Empathy

June 2nd, 2019

Our first stop on the Civil Right bus tour was the International Rights Center and Museum in Greensboro, North Carolina.  The museum is in the Woolworth building where the Greensboro four – David Richmond, Franklin McCain, Ezell Blair Jr. and Joseph McNeil – sat at the lunch counter on February 1, 1960.  They were students at a nearby university, and they were tired of being treated as second-class citizens, so they decided to sit down and order instead of buying their food at the counter and taking it with them out of the store.  The store would not serve them, and they sat there until the store closed.  Then they came back the next day with other students.  The sit-in continued until July when the lunch counter was integrated.  This brave act inspired many others to protest against racial injustices.

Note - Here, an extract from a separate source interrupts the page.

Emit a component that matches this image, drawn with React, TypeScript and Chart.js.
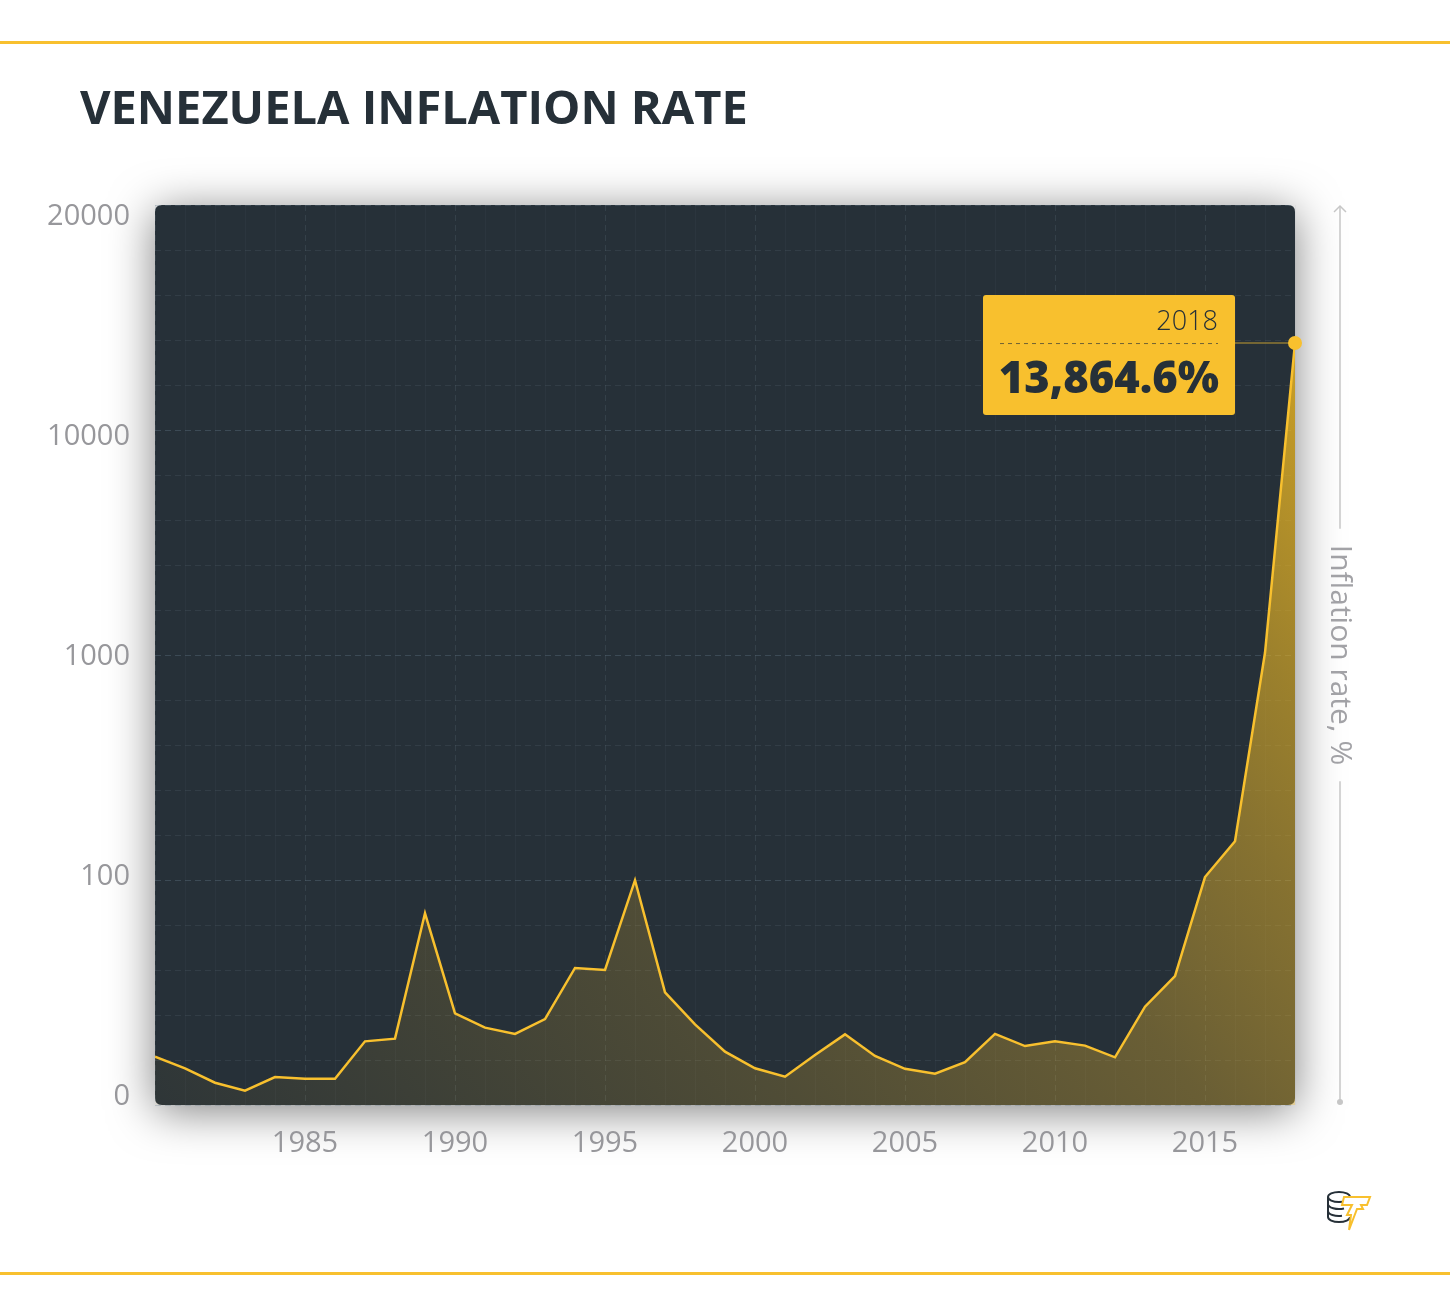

When we were in the “Wall of Shame” exhibit, my eyes filled with tears as I looked at photos of lynchings, a little girl whose eyes were burned away, Emmitt Till’s body… I began to be overcome.  Our tour guide let us take in the photos, but ended by saying we don’t have time for guilt and shame, we need empathy.

I recently heard a nurse describe the difference  between sympathy and empathy.  If someone is stuck in a hole in the ground, sympathy leads you to climb into the hole to be with the person, but empathy leads you to go get a ladder and get them out of the hole.

One thing I hope to get out of this experience is how I can move past sympathy to empathy.  What can be done to change injustice instead of just acknowledging it, sitting next to it, and wishing it would go away.  I look forward to seeing ways I can work toward change.